Thousands of Instacart employees are planning to protest on November 3 to 5 to demand better payment systems.

According to blog post by one of the employees leading the protest, they want Instacart to change the default tip amount to at least 10%, remove the current 10% service charge, and commit to always giving 100% of the tip to the shopper.

Instacart is an online platform where users can have their groceries delivered to their door. The app has a physical side where it hires shoppers to do the shopping. However, the said shoppers will disrupt operations by the thousands and refuse to work as a form of protest.

“We did not arrive at the 10% figure arbitrarily, rather this is what the default tip amount was back when I and many others started working for Instacart,” Vanessa Bain, an Instacart shopper wrote on a blog this week. “We are simply demanding the restoration of what was originally promised.”

In the same blog post, Bain outlined a brief history of her time shopping for Instacart. She said that in October 2016 the company removed its tip option and promised higher delivery commissions. When tipping was reintroduced later, it was lowered to a default 5% and the service fee was dropped from an optional 10% fee to a fixed 5% charge. Bain said that by 2017, Shoppers were making as little as $1 per hour because of pay cuts and lack of transparency in how payments were calculated. Payments were lowered once again in 2018 to as little as 80 cents per hour, Bain said, adding that the company blamed this on a glitch. Bain also said that in February, Instacart had to return “misappropriated tips to Shoppers.” 

Bain also highlighted that Instacart leverages the compromised position of its shoppers to continue its practices of undercutting their earnings.

“A large portion of the working body are single parents, caregivers, are disabled or have other conditions or obligations that would make getting other work difficult or impossible,” Bain wrote. “Instacart is highly aware of this and weaponizes this fact against us when turning the pay dials lower and lower.”

Starting November 3rd, Instacart shoppers by the thousands will take one of three actions depending on their financial situation and the amount of risk they’re willing to take.
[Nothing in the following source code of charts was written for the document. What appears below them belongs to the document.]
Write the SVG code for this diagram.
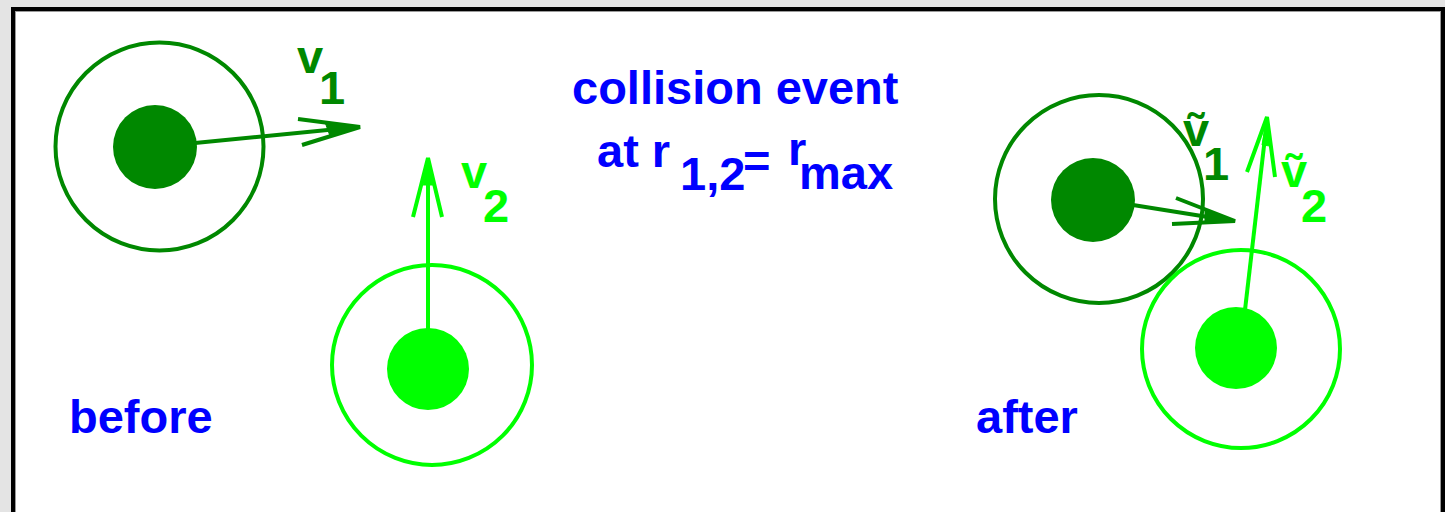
<svg xmlns="http://www.w3.org/2000/svg" width="1445" height="512" viewBox="0 0 1445 512">
<style>
.t{font-family:"Liberation Sans","DejaVu Sans",Arial,sans-serif;font-weight:bold;font-size:47px}
.blue{fill:#0000ff}
.dg{fill:#008800}
.lg{fill:#00ff00}
.ring{fill:none;stroke-width:4}
.ln{fill:none;stroke-width:4;stroke-linecap:butt;stroke-linejoin:miter}
</style>
<rect x="0" y="0" width="1445" height="512" fill="#e4e4e4"/>
<rect x="13" y="9" width="1430" height="600" fill="#ffffff" stroke="#000000" stroke-width="4"/>
<rect x="15.5" y="11.5" width="1425" height="600" fill="none" stroke="#9a9a9a" stroke-width="1"/>

<g id="before-particle1">
  <circle class="ring" cx="159.5" cy="146.5" r="104" stroke="#008800"/>
  <circle cx="155" cy="147" r="42" fill="#008800"/>
</g>
<g id="before-particle2">
  <circle class="ring" cx="432" cy="365" r="100" stroke="#00ff00"/>
  <circle cx="428" cy="369" r="41" fill="#00ff00"/>
</g>
<g id="after-particle1">
  <circle class="ring" cx="1099" cy="199" r="104" stroke="#008800"/>
  <circle cx="1093" cy="200" r="42" fill="#008800"/>
</g>
<g id="after-particle2">
  <circle class="ring" cx="1241" cy="349" r="99" stroke="#00ff00"/>
  <circle cx="1236" cy="348" r="41" fill="#00ff00"/>
</g>

<g id="connectors">
  <g stroke="#008800" class="ln">
    <line x1="195" y1="143" x2="358" y2="127"/>
    <polyline points="298,119 360,127 302,145"/>
    <path d="M325,122 L360,127 L330,136 Z" fill="#008800" stroke-width="1"/>
  </g>
  <g stroke="#00ff00" class="ln">
    <line x1="428" y1="330" x2="428" y2="160"/>
    <polyline points="413,217 428,158 442,217"/>
    <path d="M423,185 L428,158 L433,185 Z" fill="#00ff00" stroke-width="1"/>
  </g>
  <g stroke="#008800" class="ln">
    <line x1="1133" y1="205" x2="1233" y2="221"/>
    <polyline points="1176,198 1235,221 1172,224"/>
    <path d="M1205,210 L1235,221 L1205,222 Z" fill="#008800" stroke-width="1"/>
  </g>
  <g stroke="#00ff00" class="ln">
    <line x1="1245" y1="310" x2="1267" y2="120"/>
    <polyline points="1247,172 1267,117 1275,177"/>
    <path d="M1262,145 L1267,117 L1270,146 Z" fill="#00ff00" stroke-width="1"/>
  </g>
</g>

<g id="labels">
  <text class="t dg" x="297" y="73">v</text>
  <text class="t dg" x="319" y="104">1</text>
  <text class="t lg" x="461" y="188">v</text>
  <text class="t lg" x="483" y="222">2</text>
  <text class="t dg" x="1183" y="146">ṽ</text>
  <text class="t dg" x="1203" y="180">1</text>
  <text class="t lg" x="1281" y="187">ṽ</text>
  <text class="t lg" x="1301" y="222">2</text>

  <text class="t blue" x="572" y="104">collision event</text>
  <text class="t blue" x="597" y="167">at r</text>
  <text class="t blue" x="680" y="190">1,2</text>
  <text class="t blue" x="743" y="177">=</text>
  <text class="t blue" x="788" y="165">r</text>
  <text class="t blue" x="799" y="189">max</text>

  <text class="t blue" x="69" y="433">before</text>
  <text class="t blue" x="976" y="433">after</text>
</g>
</svg>
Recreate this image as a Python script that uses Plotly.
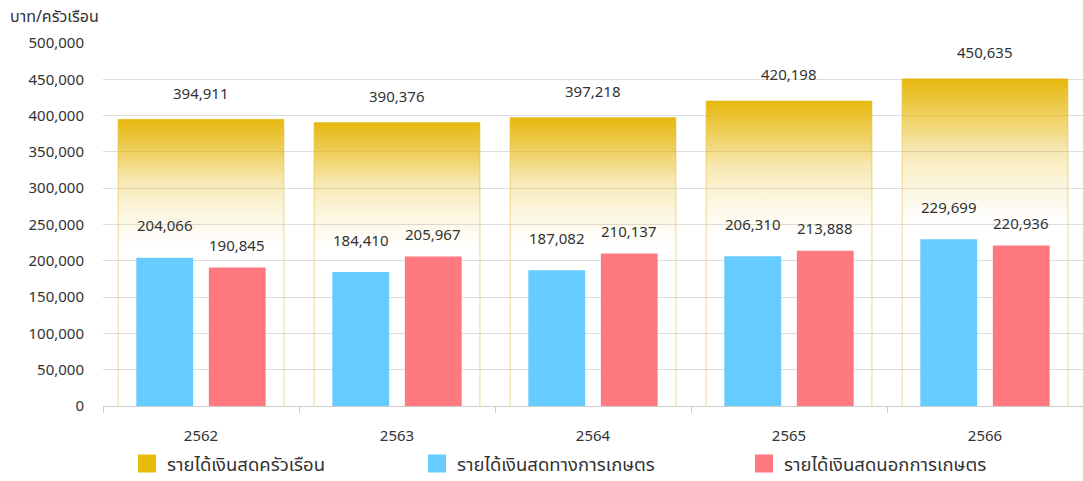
import plotly.graph_objects as go

years = ["2562", "2563", "2564", "2565", "2566"]
total_income = [394911, 390376, 397218, 420198, 450635]
agri_income = [204066, 184410, 187082, 206310, 229699]
nonagri_income = [190845, 205967, 210137, 213888, 220936]

name_total = "รายได้เงินสดครัวเรือน"
name_agri = "รายได้เงินสดทางการเกษตร"
name_nonagri = "รายได้เงินสดนอกการเกษตร"
y_title = "บาท/ครัวเรือน"

FONT = "Tahoma, 'Noto Sans Thai', 'Noto Sans', 'DejaVu Sans', sans-serif"
BLUE = "#66CBFF"
RED = "#FF7A80"

W, H = 1083, 481
ML, MR, MT, MB = 103, 0, 43, 75
PW = W - ML - MR
PH = H - MT - MB

fig = go.Figure()

gold_half = 0.423
grad = [
    [0.0, "rgba(230,184,14,0)"],
    [0.56, "rgba(230,184,14,0)"],
    [0.68, "rgba(230,184,14,0.14)"],
    [0.785, "rgba(230,184,14,0.32)"],
    [0.886, "rgba(230,184,14,0.66)"],
    [1.0, "rgba(230,184,14,1)"],
]
for i, v in enumerate(total_income):
    x0, x1 = i - gold_half, i + gold_half
    fig.add_trace(go.Scatter(
        x=[x0, x0, x1, x1], y=[0, v, v, 0],
        mode="lines", fill="toself",
        line=dict(color="rgba(225,185,40,0.55)", width=1),
        fillgradient=dict(type="vertical", colorscale=grad, start=0, stop=v),
        showlegend=False, hoverinfo="skip",
    ))

off = 0.185
bw = 0.29
fig.add_trace(go.Bar(
    x=[i - off for i in range(len(years))], y=agri_income, width=bw,
    marker=dict(color=BLUE, line=dict(width=0)), showlegend=False, name=name_agri,
))
fig.add_trace(go.Bar(
    x=[i + off for i in range(len(years))], y=nonagri_income, width=bw,
    marker=dict(color=RED, line=dict(width=0)), showlegend=False, name=name_nonagri,
))

# legend entries
for nm, col, lg in [(name_total, "#E8BC0C", "legend"), (name_agri, BLUE, "legend2"), (name_nonagri, RED, "legend3")]:
    fig.add_trace(go.Scatter(
        x=[None], y=[None], mode="markers", name=nm, legend=lg,
        marker=dict(symbol="square", size=16, color=col, line=dict(color=col, width=2)),
    ))

ann = []
txt_font = dict(family=FONT, size=15, color="#333333")
for i in range(len(years)):
    ann.append(dict(x=i, y=total_income[i], text=f"{total_income[i]:,}", xref="x", yref="y",
                    showarrow=False, yshift=25, font=txt_font))
    ann.append(dict(x=i - off, y=agri_income[i], text=f"{agri_income[i]:,}", xref="x", yref="y",
                    showarrow=False, yshift=31, font=txt_font))
    ann.append(dict(x=i + off, y=nonagri_income[i], text=f"{nonagri_income[i]:,}", xref="x", yref="y",
                    showarrow=False, yshift=21, font=txt_font))
ann.append(dict(x=(8 - ML) / PW, y=(H - MB - 17) / PH, xref="paper", yref="paper",
                xanchor="left", yanchor="middle", showarrow=False, text=y_title,
                font=dict(family=FONT, size=16, color="#333333")))

leg_common = dict(orientation="h", yanchor="middle", y=(H - MB - 464) / PH, xanchor="left",
                  entrywidth=260, entrywidthmode="pixels",
                  font=dict(family=FONT, size=18.5, color="#333333"), bgcolor="rgba(0,0,0,0)")

fig.update_layout(
    width=W, height=H,
    margin=dict(l=ML, r=MR, t=MT, b=MB, autoexpand=False),
    paper_bgcolor="white", plot_bgcolor="white",
    barmode="overlay",
    font=dict(family=FONT, size=15, color="#333333"),
    annotations=ann,
    legend=dict(x=(127 - ML) / PW, **leg_common),
    legend2=dict(x=(417 - ML) / PW, **leg_common),
    legend3=dict(x=(744 - ML) / PW, **leg_common),
    xaxis=dict(
        range=[-0.5, 4.5], tickvals=list(range(len(years))), ticktext=years,
        ticks="", showgrid=False, zeroline=False,
        showline=True, linecolor="#cccccc", linewidth=1,
        ticklabelstandoff=16,
        tickfont=dict(family=FONT, size=15, color="#333333"),
        minor=dict(tickvals=[k - 0.5 for k in range(len(years) + 1)], ticks="outside",
                   ticklen=6, tickcolor="#cccccc", showgrid=False),
    ),
    yaxis=dict(
        range=[0, 500000], dtick=50000, tickformat=",",
        showgrid=True, gridcolor="#dddddd", gridwidth=1,
        zeroline=False, showline=False, ticks="",
        ticklabelstandoff=18,
        tickfont=dict(family=FONT, size=15, color="#333333"),
    ),
)

fig.write_html("out.html", config={"displayModeBar": False},
               post_script="document.body.style.margin='0';document.body.style.overflow='hidden';")
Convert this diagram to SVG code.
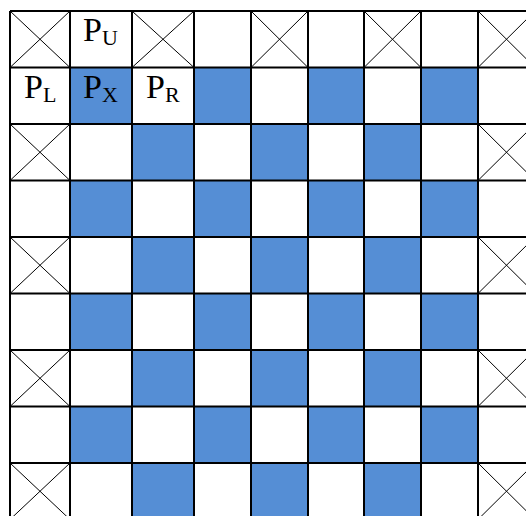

Some workers will turn the app off for three days. Others hoping to do more disruption to Instacart’s system, will accept as many regular orders as possible and then cancel them, passing them onto the next worker.

Meanwhile, those willing to take on the most risk won’t fulfill batches of special “on demand” orders, letting them time out, and getting kicked off the app, and then repeating the process once they are let back on.

“What’s driving us to do this is a perpetual tug of war shoppers have been engaged in with Instacart for over three years now,” Bain said. “We’ve held actions annually to maintain the pressure and continue the momentum of our organizing. Right now, workers are in the worst financial position we have ever been in. The introduction of algorithmic pay, coupled with their rolling out of On Demand batches (instant offers that don’t require being on schedule to accept) have led to variability in pay, and the decline of pay to unprecedented levels.”

For Instacart, they have until the third to work this out with its employees or they will be facing more problems from its consumers.